In situ observation of anisotropic tribological contact evolution in 316L steel formed by selective laser melting

A consensus on the tribological performance of components by additive-versus conventional manufacturing has not been achieved; mainly because the tribological test set-ups thus far were not suited for investigating the underlying microstructure's influence on the tribological properties. As a result, utilization of additive manufacturing techniques, such as selective laser melting (SLM), for tribological applications remains questionable. Here, we investigate the anisotropic tribological response of SLM 316L stainless steel via in situ SEM reciprocating micro-scratch testing to highlight the microstructure's role.

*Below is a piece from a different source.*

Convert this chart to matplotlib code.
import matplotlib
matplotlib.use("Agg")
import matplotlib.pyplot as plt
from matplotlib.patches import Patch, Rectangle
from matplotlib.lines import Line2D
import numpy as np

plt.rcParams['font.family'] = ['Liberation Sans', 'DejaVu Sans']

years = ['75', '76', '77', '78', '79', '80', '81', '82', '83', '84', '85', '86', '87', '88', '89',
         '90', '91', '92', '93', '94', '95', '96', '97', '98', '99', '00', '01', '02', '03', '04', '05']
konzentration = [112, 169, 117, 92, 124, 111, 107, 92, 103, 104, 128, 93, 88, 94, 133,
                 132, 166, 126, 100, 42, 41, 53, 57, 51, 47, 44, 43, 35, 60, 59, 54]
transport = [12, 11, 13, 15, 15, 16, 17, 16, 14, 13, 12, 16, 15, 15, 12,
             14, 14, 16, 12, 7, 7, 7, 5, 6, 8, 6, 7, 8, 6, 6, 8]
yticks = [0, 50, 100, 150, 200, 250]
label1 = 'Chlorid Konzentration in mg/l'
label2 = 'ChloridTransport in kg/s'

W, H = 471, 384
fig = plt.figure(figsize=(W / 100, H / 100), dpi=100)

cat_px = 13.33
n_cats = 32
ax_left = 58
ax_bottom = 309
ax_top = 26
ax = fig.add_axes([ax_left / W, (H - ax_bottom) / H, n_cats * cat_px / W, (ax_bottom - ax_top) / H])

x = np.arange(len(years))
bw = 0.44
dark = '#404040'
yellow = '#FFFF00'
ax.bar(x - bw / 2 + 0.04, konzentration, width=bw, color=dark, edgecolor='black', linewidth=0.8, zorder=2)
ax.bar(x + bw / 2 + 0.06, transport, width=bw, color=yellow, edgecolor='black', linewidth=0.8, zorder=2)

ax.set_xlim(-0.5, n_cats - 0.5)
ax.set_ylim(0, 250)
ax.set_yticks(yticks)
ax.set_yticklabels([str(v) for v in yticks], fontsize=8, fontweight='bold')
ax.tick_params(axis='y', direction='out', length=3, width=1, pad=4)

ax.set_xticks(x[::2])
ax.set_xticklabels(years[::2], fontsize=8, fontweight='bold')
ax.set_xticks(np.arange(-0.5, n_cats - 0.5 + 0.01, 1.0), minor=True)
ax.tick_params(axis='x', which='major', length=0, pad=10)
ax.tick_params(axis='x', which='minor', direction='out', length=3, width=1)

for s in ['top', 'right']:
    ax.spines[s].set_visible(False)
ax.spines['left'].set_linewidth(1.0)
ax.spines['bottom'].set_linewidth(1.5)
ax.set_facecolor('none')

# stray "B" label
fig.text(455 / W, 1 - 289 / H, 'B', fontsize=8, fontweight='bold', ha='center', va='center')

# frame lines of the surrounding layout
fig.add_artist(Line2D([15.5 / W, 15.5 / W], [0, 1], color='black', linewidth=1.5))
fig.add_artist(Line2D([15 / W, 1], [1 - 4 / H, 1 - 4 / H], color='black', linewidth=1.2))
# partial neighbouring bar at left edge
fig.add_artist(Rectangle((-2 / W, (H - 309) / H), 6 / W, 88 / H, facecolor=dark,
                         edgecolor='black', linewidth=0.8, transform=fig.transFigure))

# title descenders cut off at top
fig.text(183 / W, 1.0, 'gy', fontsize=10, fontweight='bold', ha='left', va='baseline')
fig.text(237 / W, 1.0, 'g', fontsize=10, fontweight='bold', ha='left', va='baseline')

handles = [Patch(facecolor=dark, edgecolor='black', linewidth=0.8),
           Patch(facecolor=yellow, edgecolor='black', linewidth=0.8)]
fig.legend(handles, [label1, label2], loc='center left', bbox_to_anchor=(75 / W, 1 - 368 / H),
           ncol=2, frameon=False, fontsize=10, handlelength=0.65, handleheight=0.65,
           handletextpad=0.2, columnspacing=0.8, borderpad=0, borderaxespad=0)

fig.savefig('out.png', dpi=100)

As-built 316L SLM specimens were compared against annealed wire-drawn 316L. We found that: (i) microgeometric conformity was the main driver for achieving steady-state friction, (ii) the anisotropic friction of the additively manufactured components is limited to the break-in and is caused by the lack of conformity, (iii) the cohesive bonds, whose strength is proportional to frictional forces, are stronger in the additively manufactured specimens likely due to the dislocation-dense, cellular structures, (iv) low Taylor-factor grains with large dimension stimulate microcutting in the form of long, thin sheets with serrated edges. These findings uncover some microstructurally driven tribological complexities when comparing additive to conventional manufacturing.